►

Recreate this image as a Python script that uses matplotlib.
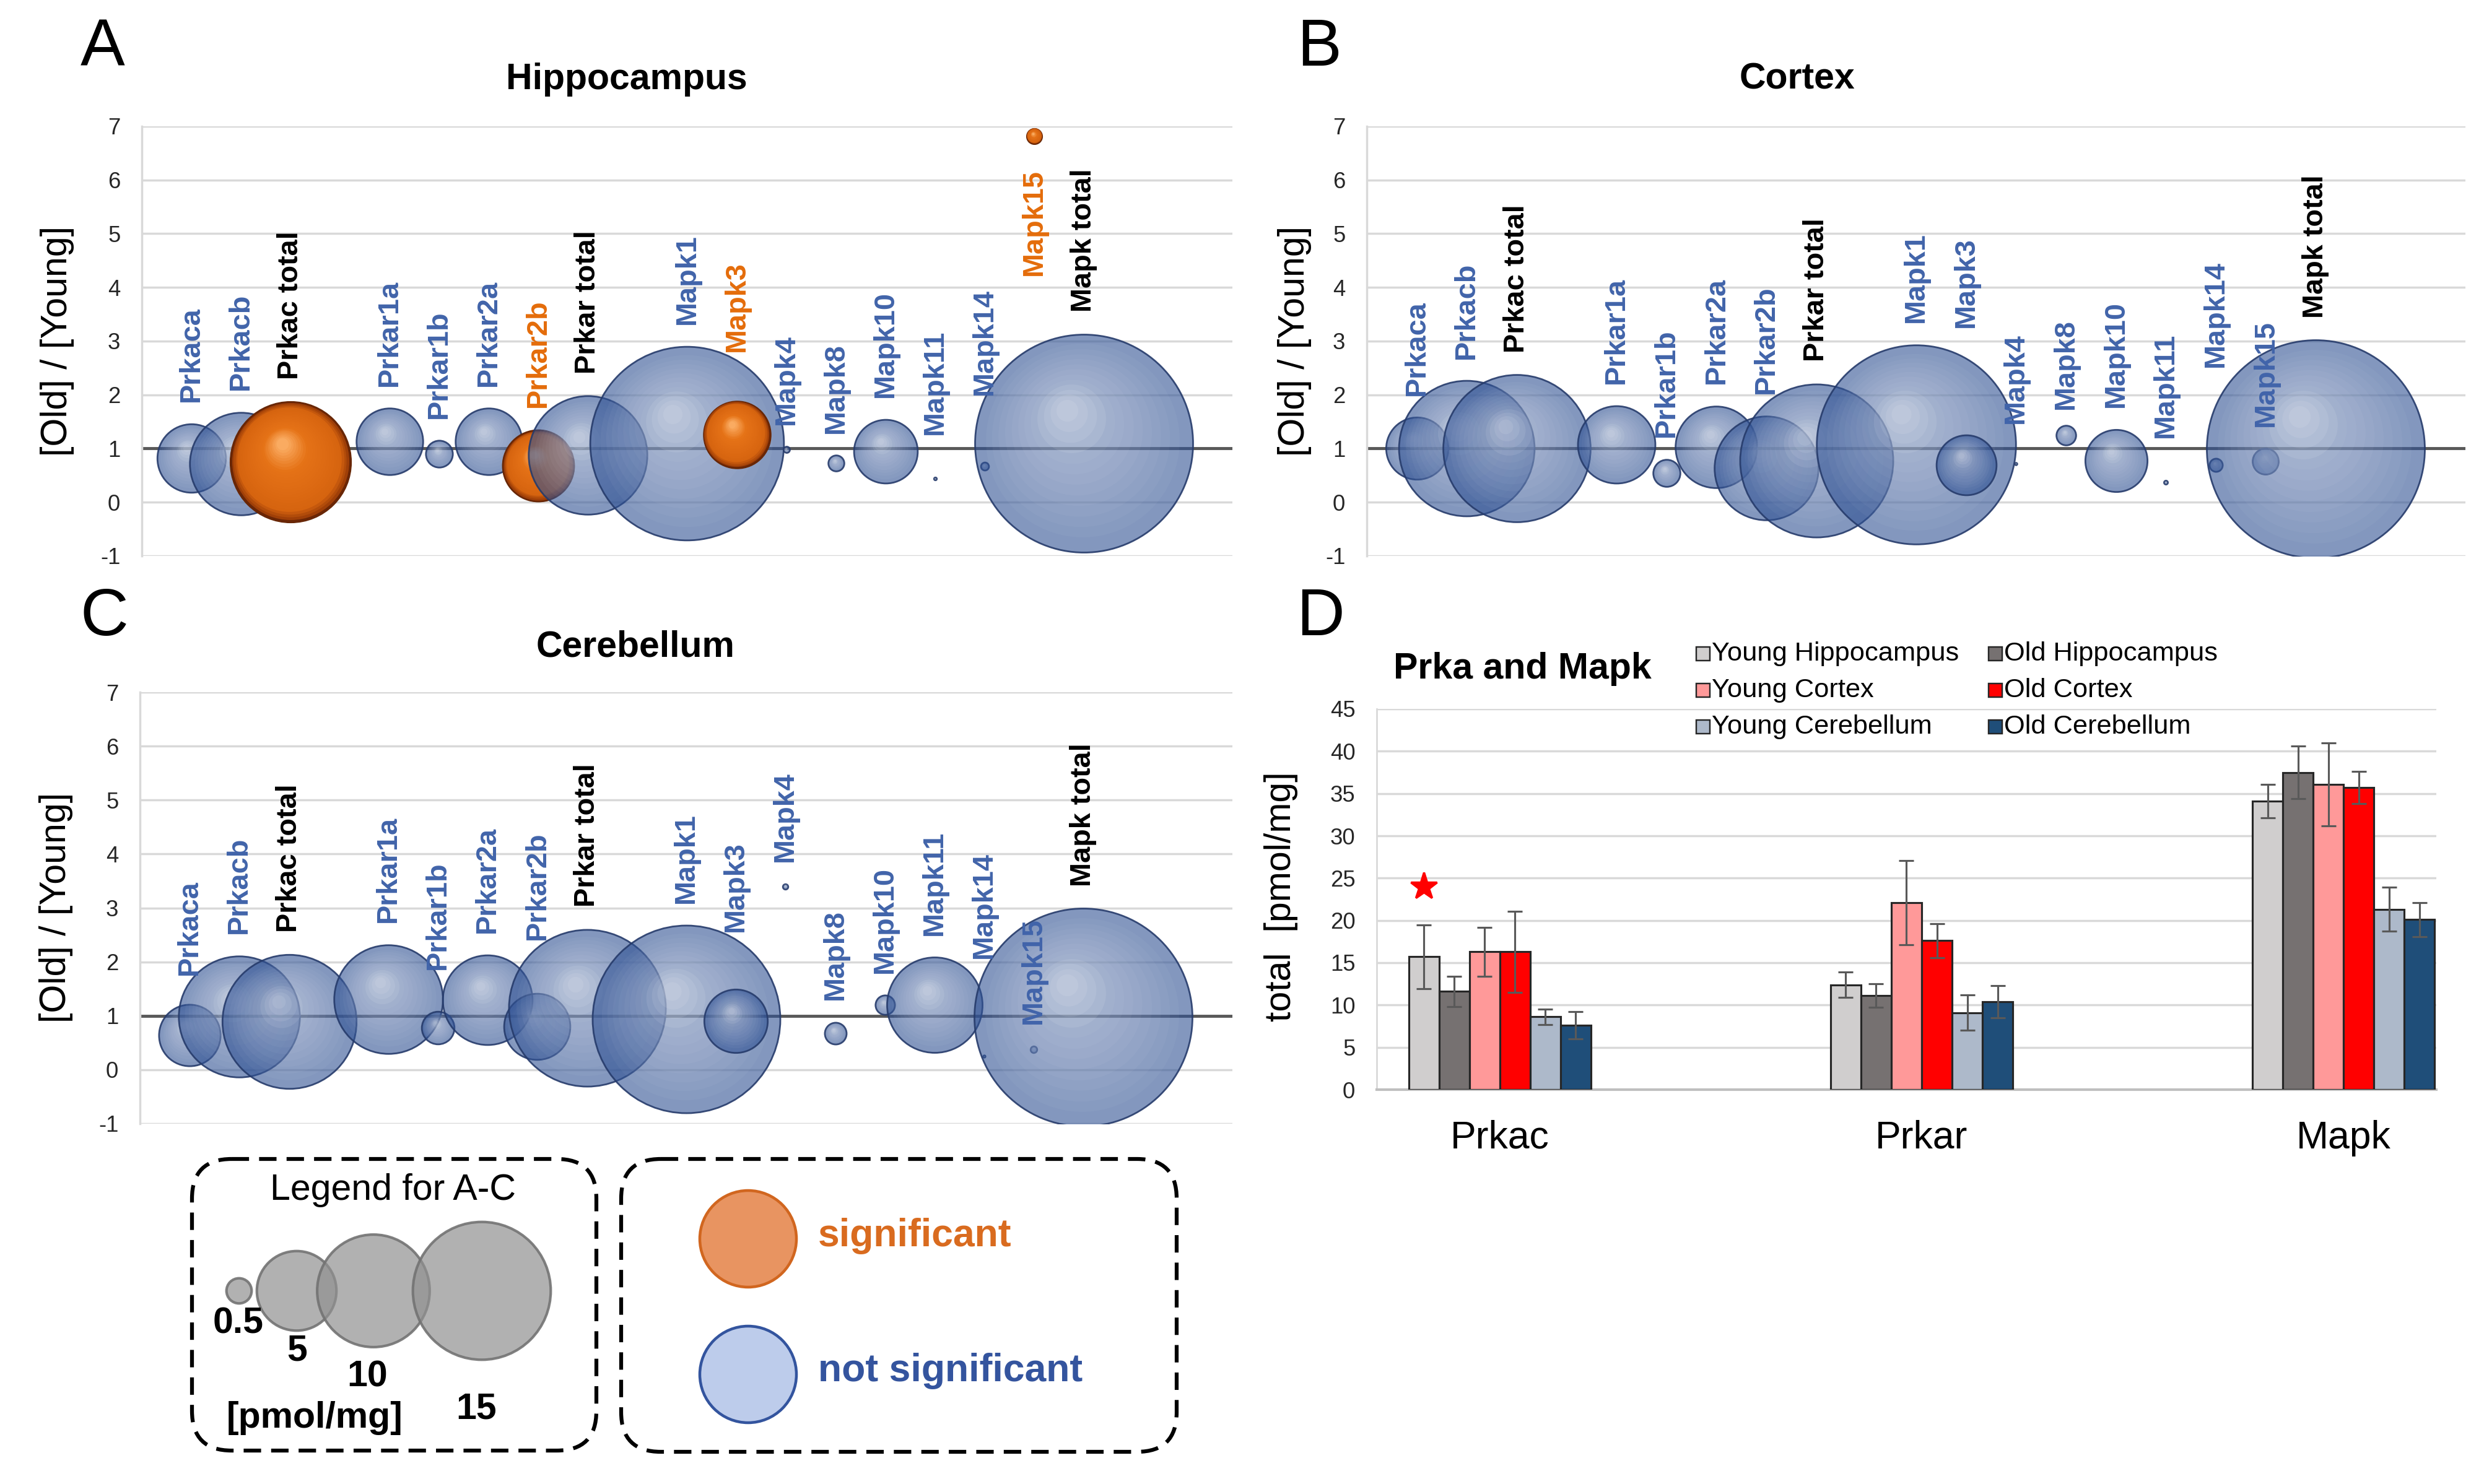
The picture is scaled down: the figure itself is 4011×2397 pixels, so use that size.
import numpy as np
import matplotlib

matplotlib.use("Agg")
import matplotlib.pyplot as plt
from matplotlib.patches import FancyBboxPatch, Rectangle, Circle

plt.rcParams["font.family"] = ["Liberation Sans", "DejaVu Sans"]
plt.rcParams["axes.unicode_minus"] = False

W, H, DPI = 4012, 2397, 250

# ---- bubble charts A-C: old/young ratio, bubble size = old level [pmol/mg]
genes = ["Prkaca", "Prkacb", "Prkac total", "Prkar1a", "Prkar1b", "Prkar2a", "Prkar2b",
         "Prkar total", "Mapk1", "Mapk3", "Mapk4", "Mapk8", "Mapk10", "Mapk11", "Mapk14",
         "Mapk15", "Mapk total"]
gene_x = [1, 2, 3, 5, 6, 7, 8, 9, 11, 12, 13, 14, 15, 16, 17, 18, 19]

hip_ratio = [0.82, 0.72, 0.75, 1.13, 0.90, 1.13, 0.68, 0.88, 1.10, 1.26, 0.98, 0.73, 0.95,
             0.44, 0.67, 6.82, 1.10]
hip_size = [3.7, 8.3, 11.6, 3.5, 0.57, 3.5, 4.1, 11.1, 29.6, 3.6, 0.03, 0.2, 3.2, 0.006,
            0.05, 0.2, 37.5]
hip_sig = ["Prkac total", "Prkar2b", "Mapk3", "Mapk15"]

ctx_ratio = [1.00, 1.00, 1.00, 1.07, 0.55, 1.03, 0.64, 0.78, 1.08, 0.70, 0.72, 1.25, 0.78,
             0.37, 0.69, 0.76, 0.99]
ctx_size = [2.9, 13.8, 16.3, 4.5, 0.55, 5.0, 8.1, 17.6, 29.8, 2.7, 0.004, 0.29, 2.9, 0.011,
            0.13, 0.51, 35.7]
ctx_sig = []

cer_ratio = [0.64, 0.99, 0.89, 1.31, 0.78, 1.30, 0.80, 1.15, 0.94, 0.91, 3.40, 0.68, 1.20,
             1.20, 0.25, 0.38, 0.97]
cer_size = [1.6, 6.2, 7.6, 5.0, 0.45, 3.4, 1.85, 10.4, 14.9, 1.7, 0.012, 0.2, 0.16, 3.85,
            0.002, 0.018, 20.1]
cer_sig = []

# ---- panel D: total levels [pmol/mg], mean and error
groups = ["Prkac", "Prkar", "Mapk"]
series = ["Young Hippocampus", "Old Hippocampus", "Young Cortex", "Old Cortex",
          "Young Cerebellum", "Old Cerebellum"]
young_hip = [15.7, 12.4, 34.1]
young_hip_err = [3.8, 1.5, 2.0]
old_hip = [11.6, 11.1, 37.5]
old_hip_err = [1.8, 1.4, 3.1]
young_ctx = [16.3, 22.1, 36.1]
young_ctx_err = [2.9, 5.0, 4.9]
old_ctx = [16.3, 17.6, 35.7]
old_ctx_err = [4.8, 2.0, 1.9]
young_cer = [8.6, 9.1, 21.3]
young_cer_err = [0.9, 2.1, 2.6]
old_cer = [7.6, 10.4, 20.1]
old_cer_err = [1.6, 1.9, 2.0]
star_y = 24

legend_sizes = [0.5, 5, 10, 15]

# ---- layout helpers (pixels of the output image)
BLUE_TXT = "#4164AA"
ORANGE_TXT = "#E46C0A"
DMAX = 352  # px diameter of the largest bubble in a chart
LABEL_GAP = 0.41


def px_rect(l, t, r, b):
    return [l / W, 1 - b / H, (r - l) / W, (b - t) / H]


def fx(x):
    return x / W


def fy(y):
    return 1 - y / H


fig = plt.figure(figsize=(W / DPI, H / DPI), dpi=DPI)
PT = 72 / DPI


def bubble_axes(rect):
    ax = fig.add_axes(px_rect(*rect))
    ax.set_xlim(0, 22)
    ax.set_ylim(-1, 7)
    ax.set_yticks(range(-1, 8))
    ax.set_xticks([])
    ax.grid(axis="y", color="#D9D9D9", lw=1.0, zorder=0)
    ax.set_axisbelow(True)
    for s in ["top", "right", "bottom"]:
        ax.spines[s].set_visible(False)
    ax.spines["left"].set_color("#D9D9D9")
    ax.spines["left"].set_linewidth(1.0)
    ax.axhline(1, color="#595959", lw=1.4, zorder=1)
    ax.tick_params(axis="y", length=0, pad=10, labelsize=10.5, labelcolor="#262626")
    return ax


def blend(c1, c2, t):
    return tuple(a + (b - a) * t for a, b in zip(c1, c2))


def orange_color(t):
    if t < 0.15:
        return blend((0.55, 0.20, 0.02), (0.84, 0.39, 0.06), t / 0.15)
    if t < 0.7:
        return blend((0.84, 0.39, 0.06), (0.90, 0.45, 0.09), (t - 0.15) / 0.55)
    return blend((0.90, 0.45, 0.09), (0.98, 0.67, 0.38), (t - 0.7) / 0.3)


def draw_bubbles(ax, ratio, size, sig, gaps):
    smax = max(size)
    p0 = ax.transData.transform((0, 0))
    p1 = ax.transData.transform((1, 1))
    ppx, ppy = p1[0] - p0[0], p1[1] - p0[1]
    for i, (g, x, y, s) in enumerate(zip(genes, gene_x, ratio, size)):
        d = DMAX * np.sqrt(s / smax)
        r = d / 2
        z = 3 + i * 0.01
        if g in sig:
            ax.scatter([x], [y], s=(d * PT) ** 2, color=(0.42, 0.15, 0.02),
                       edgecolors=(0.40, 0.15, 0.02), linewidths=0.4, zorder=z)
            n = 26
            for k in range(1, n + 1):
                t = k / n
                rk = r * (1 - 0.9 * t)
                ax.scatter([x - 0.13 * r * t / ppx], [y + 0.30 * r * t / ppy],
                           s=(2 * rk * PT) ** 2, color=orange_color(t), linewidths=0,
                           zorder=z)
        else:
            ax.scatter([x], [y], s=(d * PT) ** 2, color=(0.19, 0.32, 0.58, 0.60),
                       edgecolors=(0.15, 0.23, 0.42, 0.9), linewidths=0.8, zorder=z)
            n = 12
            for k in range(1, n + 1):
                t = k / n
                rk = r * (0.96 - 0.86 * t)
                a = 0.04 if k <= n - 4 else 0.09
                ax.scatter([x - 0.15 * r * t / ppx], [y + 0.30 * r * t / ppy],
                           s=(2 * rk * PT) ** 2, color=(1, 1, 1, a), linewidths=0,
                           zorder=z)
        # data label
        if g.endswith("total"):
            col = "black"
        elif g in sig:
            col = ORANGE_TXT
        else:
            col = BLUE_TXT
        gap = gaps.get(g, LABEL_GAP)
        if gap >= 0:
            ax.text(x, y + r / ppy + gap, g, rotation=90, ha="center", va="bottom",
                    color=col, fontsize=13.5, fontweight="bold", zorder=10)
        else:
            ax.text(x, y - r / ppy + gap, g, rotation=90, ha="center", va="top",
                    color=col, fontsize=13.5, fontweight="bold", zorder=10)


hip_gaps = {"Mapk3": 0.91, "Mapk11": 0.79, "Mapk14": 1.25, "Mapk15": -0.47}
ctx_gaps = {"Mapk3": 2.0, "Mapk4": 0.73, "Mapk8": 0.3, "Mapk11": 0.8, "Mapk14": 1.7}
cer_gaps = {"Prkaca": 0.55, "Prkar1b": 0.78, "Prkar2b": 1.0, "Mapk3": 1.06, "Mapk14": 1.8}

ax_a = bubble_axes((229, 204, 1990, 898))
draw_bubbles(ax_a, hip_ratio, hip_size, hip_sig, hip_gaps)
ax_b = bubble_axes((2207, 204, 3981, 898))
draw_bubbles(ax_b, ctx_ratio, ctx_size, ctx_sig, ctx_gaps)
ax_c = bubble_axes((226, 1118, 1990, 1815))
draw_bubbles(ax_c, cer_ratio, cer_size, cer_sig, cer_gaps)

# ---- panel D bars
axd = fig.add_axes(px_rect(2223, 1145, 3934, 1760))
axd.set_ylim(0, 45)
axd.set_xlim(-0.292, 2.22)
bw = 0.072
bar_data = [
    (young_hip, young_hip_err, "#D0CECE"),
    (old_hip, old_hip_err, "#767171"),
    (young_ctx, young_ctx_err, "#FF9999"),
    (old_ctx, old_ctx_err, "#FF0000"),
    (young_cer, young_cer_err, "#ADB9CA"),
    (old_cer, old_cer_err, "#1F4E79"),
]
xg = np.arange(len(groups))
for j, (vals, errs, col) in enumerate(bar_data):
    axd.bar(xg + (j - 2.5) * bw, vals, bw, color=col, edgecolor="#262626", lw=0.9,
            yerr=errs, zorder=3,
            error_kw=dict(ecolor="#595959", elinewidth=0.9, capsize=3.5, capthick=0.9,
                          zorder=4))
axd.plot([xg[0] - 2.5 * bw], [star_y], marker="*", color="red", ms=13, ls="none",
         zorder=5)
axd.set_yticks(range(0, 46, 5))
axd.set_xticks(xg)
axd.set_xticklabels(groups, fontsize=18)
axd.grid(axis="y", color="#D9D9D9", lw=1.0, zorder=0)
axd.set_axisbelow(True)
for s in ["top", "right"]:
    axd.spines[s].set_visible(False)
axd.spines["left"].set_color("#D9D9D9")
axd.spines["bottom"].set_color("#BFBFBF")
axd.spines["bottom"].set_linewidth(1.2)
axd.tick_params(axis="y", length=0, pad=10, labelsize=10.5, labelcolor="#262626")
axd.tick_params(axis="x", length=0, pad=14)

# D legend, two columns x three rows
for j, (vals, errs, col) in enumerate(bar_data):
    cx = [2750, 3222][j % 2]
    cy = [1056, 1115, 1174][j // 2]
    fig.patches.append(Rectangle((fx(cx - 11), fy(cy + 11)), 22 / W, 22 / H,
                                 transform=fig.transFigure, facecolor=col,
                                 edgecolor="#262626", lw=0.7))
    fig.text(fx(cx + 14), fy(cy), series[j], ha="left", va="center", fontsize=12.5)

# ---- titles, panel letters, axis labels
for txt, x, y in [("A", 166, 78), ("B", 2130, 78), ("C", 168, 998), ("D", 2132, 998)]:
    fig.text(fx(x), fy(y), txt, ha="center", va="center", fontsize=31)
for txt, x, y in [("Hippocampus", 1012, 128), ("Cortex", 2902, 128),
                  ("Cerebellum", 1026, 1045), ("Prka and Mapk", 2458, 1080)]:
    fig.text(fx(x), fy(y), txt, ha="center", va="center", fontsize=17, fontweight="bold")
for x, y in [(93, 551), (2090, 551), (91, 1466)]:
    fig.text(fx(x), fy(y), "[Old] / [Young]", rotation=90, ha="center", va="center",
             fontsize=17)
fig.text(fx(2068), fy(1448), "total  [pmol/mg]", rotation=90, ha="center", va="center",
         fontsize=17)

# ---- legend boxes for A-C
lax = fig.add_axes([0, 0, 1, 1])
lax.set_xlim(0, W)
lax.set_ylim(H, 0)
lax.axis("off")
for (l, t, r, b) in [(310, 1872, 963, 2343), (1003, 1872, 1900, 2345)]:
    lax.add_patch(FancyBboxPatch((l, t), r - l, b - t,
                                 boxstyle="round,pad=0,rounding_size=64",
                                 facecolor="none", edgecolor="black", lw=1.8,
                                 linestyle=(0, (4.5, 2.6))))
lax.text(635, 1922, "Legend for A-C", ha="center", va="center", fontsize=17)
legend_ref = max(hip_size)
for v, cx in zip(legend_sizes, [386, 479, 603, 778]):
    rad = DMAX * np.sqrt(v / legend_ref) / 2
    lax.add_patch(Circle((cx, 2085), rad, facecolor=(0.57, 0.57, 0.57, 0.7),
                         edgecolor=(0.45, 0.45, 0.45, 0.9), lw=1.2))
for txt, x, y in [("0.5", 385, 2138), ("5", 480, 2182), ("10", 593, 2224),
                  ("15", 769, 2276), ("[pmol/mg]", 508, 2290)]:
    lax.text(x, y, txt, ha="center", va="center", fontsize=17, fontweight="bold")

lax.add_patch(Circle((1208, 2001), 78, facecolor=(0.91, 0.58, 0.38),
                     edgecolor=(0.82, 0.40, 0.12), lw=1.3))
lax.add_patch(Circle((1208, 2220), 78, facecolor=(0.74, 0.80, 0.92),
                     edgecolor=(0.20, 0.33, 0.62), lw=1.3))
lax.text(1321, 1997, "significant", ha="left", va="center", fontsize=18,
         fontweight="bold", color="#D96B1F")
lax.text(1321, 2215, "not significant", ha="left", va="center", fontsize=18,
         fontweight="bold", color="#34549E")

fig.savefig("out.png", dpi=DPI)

◄

Given request »
Both the line with "The picture is" and the line with "from matplotlib.patches import" belong in the answer; write them out exactly, with every line between.

The reply »
The picture is scaled down: the figure itself is 4011×2397 pixels, so use that size.
import numpy as np
import matplotlib

matplotlib.use("Agg")
import matplotlib.pyplot as plt
from matplotlib.patches import FancyBboxPatch, Rectangle, Circle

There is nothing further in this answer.